Start of DATASET

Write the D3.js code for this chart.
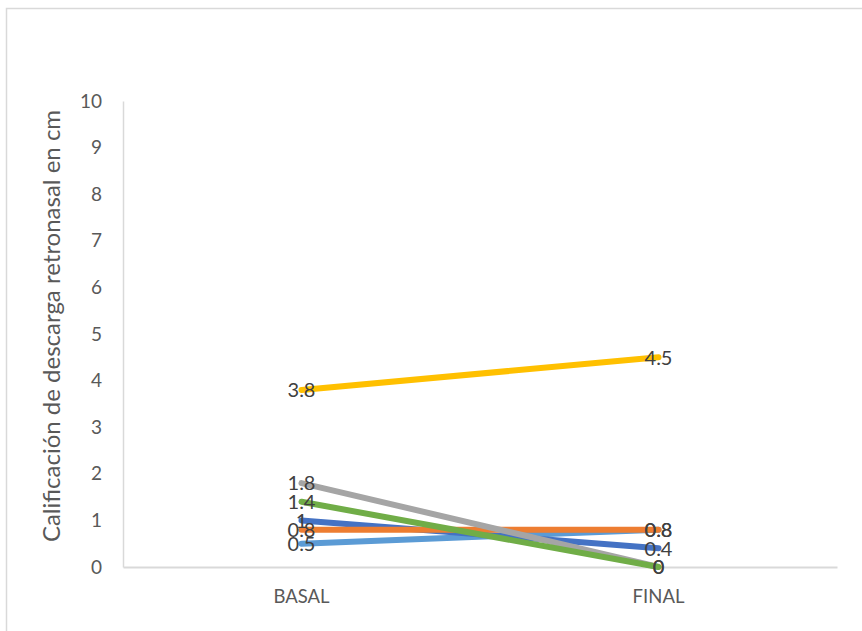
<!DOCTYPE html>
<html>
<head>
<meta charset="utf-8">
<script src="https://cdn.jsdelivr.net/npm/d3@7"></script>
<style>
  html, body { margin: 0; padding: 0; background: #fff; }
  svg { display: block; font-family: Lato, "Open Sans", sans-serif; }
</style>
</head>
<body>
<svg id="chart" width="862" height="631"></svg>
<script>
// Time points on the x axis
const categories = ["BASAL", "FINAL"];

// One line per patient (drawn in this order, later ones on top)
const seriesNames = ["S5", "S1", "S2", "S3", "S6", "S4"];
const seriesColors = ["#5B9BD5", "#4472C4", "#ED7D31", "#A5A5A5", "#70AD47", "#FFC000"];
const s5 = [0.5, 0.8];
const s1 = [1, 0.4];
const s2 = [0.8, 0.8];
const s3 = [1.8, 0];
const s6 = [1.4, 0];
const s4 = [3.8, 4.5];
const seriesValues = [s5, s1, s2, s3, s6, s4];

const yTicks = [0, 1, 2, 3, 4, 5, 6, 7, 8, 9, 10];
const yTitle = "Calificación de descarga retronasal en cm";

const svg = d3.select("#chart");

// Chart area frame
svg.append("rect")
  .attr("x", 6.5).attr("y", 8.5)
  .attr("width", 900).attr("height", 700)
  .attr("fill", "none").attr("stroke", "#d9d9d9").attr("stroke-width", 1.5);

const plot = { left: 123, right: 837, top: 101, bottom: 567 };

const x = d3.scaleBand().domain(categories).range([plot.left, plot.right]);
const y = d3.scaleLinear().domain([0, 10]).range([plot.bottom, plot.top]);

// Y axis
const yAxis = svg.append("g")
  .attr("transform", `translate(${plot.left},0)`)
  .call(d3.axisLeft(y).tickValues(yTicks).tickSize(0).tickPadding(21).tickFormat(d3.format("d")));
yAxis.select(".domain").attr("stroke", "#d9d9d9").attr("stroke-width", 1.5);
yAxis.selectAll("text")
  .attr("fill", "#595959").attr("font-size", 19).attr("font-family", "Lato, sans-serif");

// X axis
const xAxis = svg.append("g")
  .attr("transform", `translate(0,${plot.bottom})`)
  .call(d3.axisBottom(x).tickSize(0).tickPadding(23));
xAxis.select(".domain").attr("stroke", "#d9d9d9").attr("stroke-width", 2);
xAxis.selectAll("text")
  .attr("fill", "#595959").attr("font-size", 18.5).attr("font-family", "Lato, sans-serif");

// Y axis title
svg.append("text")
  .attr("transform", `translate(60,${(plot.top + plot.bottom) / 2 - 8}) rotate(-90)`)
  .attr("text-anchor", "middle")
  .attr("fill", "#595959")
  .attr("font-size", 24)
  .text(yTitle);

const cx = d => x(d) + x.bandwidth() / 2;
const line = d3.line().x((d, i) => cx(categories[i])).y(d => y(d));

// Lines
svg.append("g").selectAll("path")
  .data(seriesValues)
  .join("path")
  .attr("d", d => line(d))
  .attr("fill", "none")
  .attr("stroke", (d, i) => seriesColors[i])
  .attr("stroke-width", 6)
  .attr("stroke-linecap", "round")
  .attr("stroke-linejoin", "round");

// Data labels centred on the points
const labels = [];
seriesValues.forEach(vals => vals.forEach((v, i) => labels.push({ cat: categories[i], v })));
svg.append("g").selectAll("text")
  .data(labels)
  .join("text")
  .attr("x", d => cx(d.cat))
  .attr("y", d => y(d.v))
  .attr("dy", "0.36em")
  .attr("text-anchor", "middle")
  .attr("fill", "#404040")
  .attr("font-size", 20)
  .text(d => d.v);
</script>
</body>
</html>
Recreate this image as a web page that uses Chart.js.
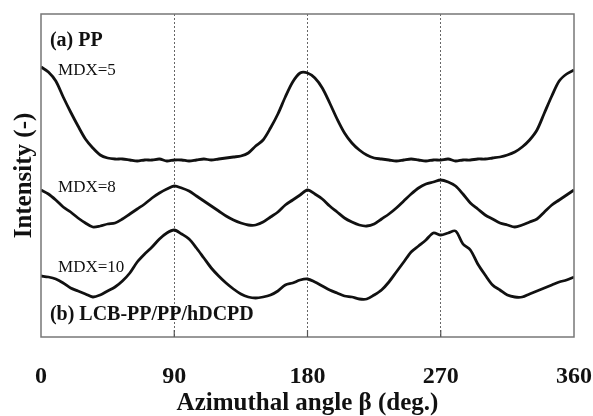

End of DATASET

**TO DO**: Exactly reproduce the entries above, minus the pictures.

**REPLY TO THE TASK**:
Write the D3.js code for this chart.
<!DOCTYPE html>
<html>
<head>
<meta charset="utf-8">
<script src="https://cdn.jsdelivr.net/npm/d3@7"></script>
<style>
  html, body { margin: 0; padding: 0; background: #fff; }
  svg { display: block; font-family: Lato, "Open Sans", sans-serif; }
</style>
</head>
<body>
<svg id="chart" width="862" height="631"></svg>
<script>
// Time points on the x axis
const categories = ["BASAL", "FINAL"];

// One line per patient (drawn in this order, later ones on top)
const seriesNames = ["S5", "S1", "S2", "S3", "S6", "S4"];
const seriesColors = ["#5B9BD5", "#4472C4", "#ED7D31", "#A5A5A5", "#70AD47", "#FFC000"];
const s5 = [0.5, 0.8];
const s1 = [1, 0.4];
const s2 = [0.8, 0.8];
const s3 = [1.8, 0];
const s6 = [1.4, 0];
const s4 = [3.8, 4.5];
const seriesValues = [s5, s1, s2, s3, s6, s4];

const yTicks = [0, 1, 2, 3, 4, 5, 6, 7, 8, 9, 10];
const yTitle = "Calificación de descarga retronasal en cm";

const svg = d3.select("#chart");

// Chart area frame
svg.append("rect")
  .attr("x", 6.5).attr("y", 8.5)
  .attr("width", 900).attr("height", 700)
  .attr("fill", "none").attr("stroke", "#d9d9d9").attr("stroke-width", 1.5);

const plot = { left: 123, right: 837, top: 101, bottom: 567 };

const x = d3.scaleBand().domain(categories).range([plot.left, plot.right]);
const y = d3.scaleLinear().domain([0, 10]).range([plot.bottom, plot.top]);

// Y axis
const yAxis = svg.append("g")
  .attr("transform", `translate(${plot.left},0)`)
  .call(d3.axisLeft(y).tickValues(yTicks).tickSize(0).tickPadding(21).tickFormat(d3.format("d")));
yAxis.select(".domain").attr("stroke", "#d9d9d9").attr("stroke-width", 1.5);
yAxis.selectAll("text")
  .attr("fill", "#595959").attr("font-size", 19).attr("font-family", "Lato, sans-serif");

// X axis
const xAxis = svg.append("g")
  .attr("transform", `translate(0,${plot.bottom})`)
  .call(d3.axisBottom(x).tickSize(0).tickPadding(23));
xAxis.select(".domain").attr("stroke", "#d9d9d9").attr("stroke-width", 2);
xAxis.selectAll("text")
  .attr("fill", "#595959").attr("font-size", 18.5).attr("font-family", "Lato, sans-serif");

// Y axis title
svg.append("text")
  .attr("transform", `translate(60,${(plot.top + plot.bottom) / 2 - 8}) rotate(-90)`)
  .attr("text-anchor", "middle")
  .attr("fill", "#595959")
  .attr("font-size", 24)
  .text(yTitle);

const cx = d => x(d) + x.bandwidth() / 2;
const line = d3.line().x((d, i) => cx(categories[i])).y(d => y(d));

// Lines
svg.append("g").selectAll("path")
  .data(seriesValues)
  .join("path")
  .attr("d", d => line(d))
  .attr("fill", "none")
  .attr("stroke", (d, i) => seriesColors[i])
  .attr("stroke-width", 6)
  .attr("stroke-linecap", "round")
  .attr("stroke-linejoin", "round");

// Data labels centred on the points
const labels = [];
seriesValues.forEach(vals => vals.forEach((v, i) => labels.push({ cat: categories[i], v })));
svg.append("g").selectAll("text")
  .data(labels)
  .join("text")
  .attr("x", d => cx(d.cat))
  .attr("y", d => y(d.v))
  .attr("dy", "0.36em")
  .attr("text-anchor", "middle")
  .attr("fill", "#404040")
  .attr("font-size", 20)
  .text(d => d.v);
</script>
</body>
</html>
Recreate this image as a web page that uses Chart.js.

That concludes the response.